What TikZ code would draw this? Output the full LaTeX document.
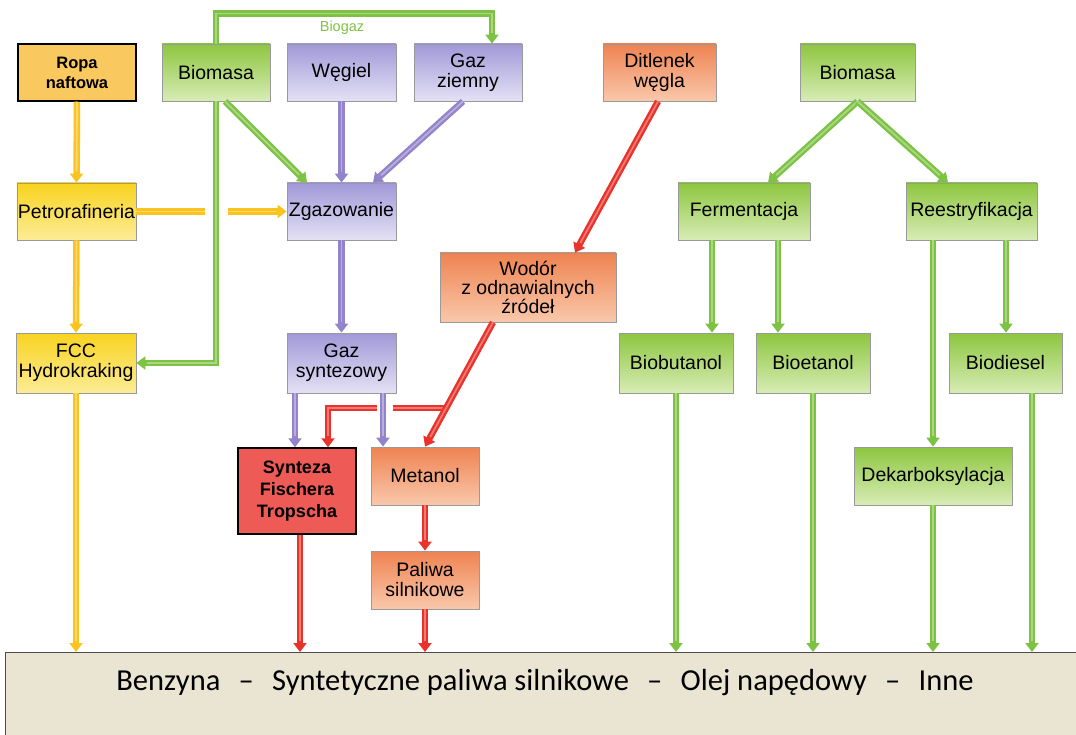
\documentclass[tikz,border=0pt]{standalone}
\usepackage{fontspec}
\setmainfont{Liberation Sans}
\newfontfamily\calibri[Ligatures=TeX]{Carlito}
\usetikzlibrary{arrows.meta,calc}
\definecolor{grntop}{HTML}{8DC63F}
\definecolor{grnbot}{HTML}{D8ECB6}
\definecolor{viotop}{HTML}{A199D8}
\definecolor{viobot}{HTML}{E4E1F5}
\definecolor{ylwtop}{HTML}{F9D320}
\definecolor{ylwbot}{HTML}{FCEC96}
\definecolor{orgtop}{HTML}{EF8352}
\definecolor{orgbot}{HTML}{F9C8AB}
\definecolor{ropafill}{HTML}{F9C85E}
\definecolor{ftfill}{HTML}{EE5B56}
\definecolor{grnline}{HTML}{7DC243}
\definecolor{violine}{HTML}{9283CA}
\definecolor{ylwline}{HTML}{FAC31E}
\definecolor{redline}{HTML}{E8322A}
\definecolor{fuelfill}{HTML}{EAE4D3}
\newcommand\fuelsep{\hspace{0.6em}–\hspace{0.6em}}

\begin{document}
\begin{tikzpicture}[x=1pt,y=-1pt,
  box/.style={draw=black!40, line width=0.8pt, align=center, inner sep=1pt,
    font=\fontsize{19.5}{20}\selectfont, minimum height=57pt},
  green box/.style={box, top color=grntop, bottom color=grnbot},
  violet box/.style={box, top color=viotop, bottom color=viobot},
  yellow box/.style={box, top color=ylwtop, bottom color=ylwbot},
  orange box/.style={box, top color=orgtop, bottom color=orgbot},
  flow/.style={draw=#1, line width=6.5pt, -{Triangle[length=9pt,width=13pt]},
    postaction={draw=#1!65!white, line width=1.8pt, arrows=-, shorten >=11pt}},
  pipe/.style={draw=#1, line width=6.5pt,
    postaction={draw=#1!65!white, line width=1.8pt}}]
\useasboundingbox (0,0) rectangle (1076,735);

% first row
\node[box, fill=ropafill, draw=black, line width=1.5pt, minimum width=118pt,
  font=\fontsize{16.5}{20}\selectfont\bfseries] (ropa) at (77,72.5) {Ropa\\naftowa};
\node[green box, minimum width=108pt] (bioL) at (216,72.5) {Biomasa};
\node[violet box, minimum width=109pt] (wegiel) at (341.5,72.5) {Węgiel};
\node[violet box, minimum width=108pt] (gaz) at (468,72.5) {Gaz\\ziemny};
\node[orange box, minimum width=113pt] (co2) at (659.5,72.5) {Ditlenek\\węgla};
\node[green box, minimum width=115pt] (bioR) at (857.5,72.5) {Biomasa};

% second row
\node[yellow box, minimum width=119pt] (petro) at (76.5,211.5) {Petrorafineria};
\node[violet box, minimum width=109pt] (zgaz) at (341.5,211.5) {Zgazowanie};
\node[green box, minimum width=132pt] (ferm) at (744,211.5) {Fermentacja};
\node[green box, minimum width=131pt] (reest) at (971.5,211.5) {Reestryfikacja};
\node[orange box, minimum width=176pt, minimum height=69pt,
  font=\fontsize{19.5}{19}\selectfont] (wodor) at (528,287.5) {Wodór\\z odnawialnych\\źródeł};

% third row
\node[yellow box, minimum width=120pt, minimum height=60pt] (fcc) at (76,363) {FCC\\Hydrokraking};
\node[violet box, minimum width=109pt, minimum height=60pt] (syngaz) at (341.5,363) {Gaz\\syntezowy};
\node[green box, minimum width=114pt, minimum height=60pt] (biobut) at (676,363) {Biobutanol};
\node[green box, minimum width=114pt, minimum height=60pt] (bioet) at (813,363) {Bioetanol};
\node[green box, minimum width=113pt, minimum height=60pt] (biodies) at (1005.5,363) {Biodiesel};

% fourth row
\node[box, fill=ftfill, draw=black, line width=1.5pt, minimum width=118pt,
  minimum height=86pt, font=\fontsize{18}{22}\selectfont\bfseries] (ft) at (297,491)
  {Synteza\\Fischera\\Tropscha};
\node[orange box, minimum width=108pt, minimum height=58pt] (metanol) at (425,476) {Metanol};
\node[green box, minimum width=158pt, minimum height=58pt] (dekarb) at (933,476) {Dekarboksylacja};
\node[orange box, minimum width=108pt, minimum height=58pt] (paliwa) at (425,580) {Paliwa\\silnikowe};

% products
\node[draw=black!70, line width=1.2pt, fill=fuelfill, anchor=north west,
  minimum width=1090pt, minimum height=95pt] (fuels) at (5,652) {};
\node[font=\calibri\fontsize{30.5}{32}\selectfont] (fuelsText) at (545,683)
  {Benzyna\fuelsep Syntetyczne paliwa silnikowe\fuelsep Olej napędowy\fuelsep Inne};

% biogaz loop
\node[text=grnline, font=\fontsize{14.5}{16}\selectfont] (biogazLbl) at (342,28) {Biogaz};
\draw[flow=grnline] (bioL.north) -- ++(0,-30) -| ([xshift=24pt]gaz.north);
\draw[flow=grnline] (bioL.south) |- (fcc.east);

% yellow path
\coordinate (petroGap) at ([xshift=69pt]petro.east);
\coordinate (zgazGap) at ([xshift=-59pt]zgaz.west);
\draw[flow=ylwline] (ropa.south) -- (petro.north);
\draw[pipe=ylwline] (petro.east) -- (petroGap);
\draw[flow=ylwline] (zgazGap) -- (zgaz.west);
\draw[flow=ylwline] (petro.south) -- (fcc.north);
\draw[flow=ylwline] (fcc.south) -- (fcc.south |- fuels.north);

% gasification
\draw[flow=grnline] ([xshift=9pt]bioL.south) -- ([xshift=-34.5pt]zgaz.north);
\draw[flow=violine] (wegiel.south) -- (zgaz.north);
\draw[flow=violine] ([xshift=-5pt]gaz.south) -- ([xshift=31.5pt]zgaz.north);
\draw[flow=violine] (zgaz.south) -- (syngaz.north);

% hydrogen and methanol
\coordinate (h2) at ($([xshift=-35pt]wodor.south)!0.69!(metanol.north)$);
\coordinate (redGapR) at ($(h2 -| syngaz.south)+(51.5,0)$);
\coordinate (redGapL) at ($(h2 -| syngaz.south)+(35.5,0)$);
\draw[pipe=redline] (h2) -- (redGapR);
\draw[flow=redline] (redGapL) -| ([xshift=31pt]ft.north);
\draw[flow=violine] ([xshift=-46.5pt]syngaz.south) -- ([xshift=-46.5pt]syngaz.south |- ft.north);
\draw[flow=violine] ([xshift=41.5pt]syngaz.south) -- ([xshift=41.5pt]syngaz.south |- metanol.north);
\draw[flow=redline] ([xshift=-1.5pt]co2.south) -- ([xshift=47pt]wodor.north);
\draw[flow=redline] ([xshift=-35pt]wodor.south) -- (metanol.north);
\draw[flow=redline] (metanol.south) -- (paliwa.north);
\draw[flow=redline] (paliwa.south) -- (paliwa.south |- fuels.north);
\draw[flow=redline] ([xshift=3pt]ft.south) -- ([xshift=3pt]ft.south |- fuels.north);

% biofuels
\draw[flow=grnline] (bioR.south) -- ([xshift=24pt]ferm.north);
\draw[flow=grnline] (bioR.south) -- ([xshift=-23.5pt]reest.north);
\draw[flow=grnline] ([xshift=-32pt]ferm.south) -- ([xshift=-32pt]ferm.south |- biobut.north);
\draw[flow=grnline] ([xshift=34pt]ferm.south) -- ([xshift=34pt]ferm.south |- bioet.north);
\draw[flow=grnline] ([xshift=-38.5pt]reest.south) -- ([xshift=-38.5pt]reest.south |- dekarb.north);
\draw[flow=grnline] ([xshift=34.5pt]reest.south) -- ([xshift=34.5pt]reest.south |- biodies.north);
\draw[flow=grnline] (biobut.south) -- (biobut.south |- fuels.north);
\draw[flow=grnline] (bioet.south) -- (bioet.south |- fuels.north);
\draw[flow=grnline] (dekarb.south) -- (dekarb.south |- fuels.north);
\draw[flow=grnline] ([xshift=26.5pt]biodies.south) -- ([xshift=26.5pt]biodies.south |- fuels.north);
\end{tikzpicture}
\end{document}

++++++

● What needs to be done
Extract the lines exactly, please: the first line of the listing, the line with "box, minimum width=115pt]", and every line between them, but no pictures.

● Answer below
What TikZ code would draw this? Output the full LaTeX document.
\documentclass[tikz,border=0pt]{standalone}
\usepackage{fontspec}
\setmainfont{Liberation Sans}
\newfontfamily\calibri[Ligatures=TeX]{Carlito}
\usetikzlibrary{arrows.meta,calc}
\definecolor{grntop}{HTML}{8DC63F}
\definecolor{grnbot}{HTML}{D8ECB6}
\definecolor{viotop}{HTML}{A199D8}
\definecolor{viobot}{HTML}{E4E1F5}
\definecolor{ylwtop}{HTML}{F9D320}
\definecolor{ylwbot}{HTML}{FCEC96}
\definecolor{orgtop}{HTML}{EF8352}
\definecolor{orgbot}{HTML}{F9C8AB}
\definecolor{ropafill}{HTML}{F9C85E}
\definecolor{ftfill}{HTML}{EE5B56}
\definecolor{grnline}{HTML}{7DC243}
\definecolor{violine}{HTML}{9283CA}
\definecolor{ylwline}{HTML}{FAC31E}
\definecolor{redline}{HTML}{E8322A}
\definecolor{fuelfill}{HTML}{EAE4D3}
\newcommand\fuelsep{\hspace{0.6em}–\hspace{0.6em}}

\begin{document}
\begin{tikzpicture}[x=1pt,y=-1pt,
  box/.style={draw=black!40, line width=0.8pt, align=center, inner sep=1pt,
    font=\fontsize{19.5}{20}\selectfont, minimum height=57pt},
  green box/.style={box, top color=grntop, bottom color=grnbot},
  violet box/.style={box, top color=viotop, bottom color=viobot},
  yellow box/.style={box, top color=ylwtop, bottom color=ylwbot},
  orange box/.style={box, top color=orgtop, bottom color=orgbot},
  flow/.style={draw=#1, line width=6.5pt, -{Triangle[length=9pt,width=13pt]},
    postaction={draw=#1!65!white, line width=1.8pt, arrows=-, shorten >=11pt}},
  pipe/.style={draw=#1, line width=6.5pt,
    postaction={draw=#1!65!white, line width=1.8pt}}]
\useasboundingbox (0,0) rectangle (1076,735);

% first row
\node[box, fill=ropafill, draw=black, line width=1.5pt, minimum width=118pt,
  font=\fontsize{16.5}{20}\selectfont\bfseries] (ropa) at (77,72.5) {Ropa\\naftowa};
\node[green box, minimum width=108pt] (bioL) at (216,72.5) {Biomasa};
\node[violet box, minimum width=109pt] (wegiel) at (341.5,72.5) {Węgiel};
\node[violet box, minimum width=108pt] (gaz) at (468,72.5) {Gaz\\ziemny};
\node[orange box, minimum width=113pt] (co2) at (659.5,72.5) {Ditlenek\\węgla};
\node[green box, minimum width=115pt] (bioR) at (857.5,72.5) {Biomasa};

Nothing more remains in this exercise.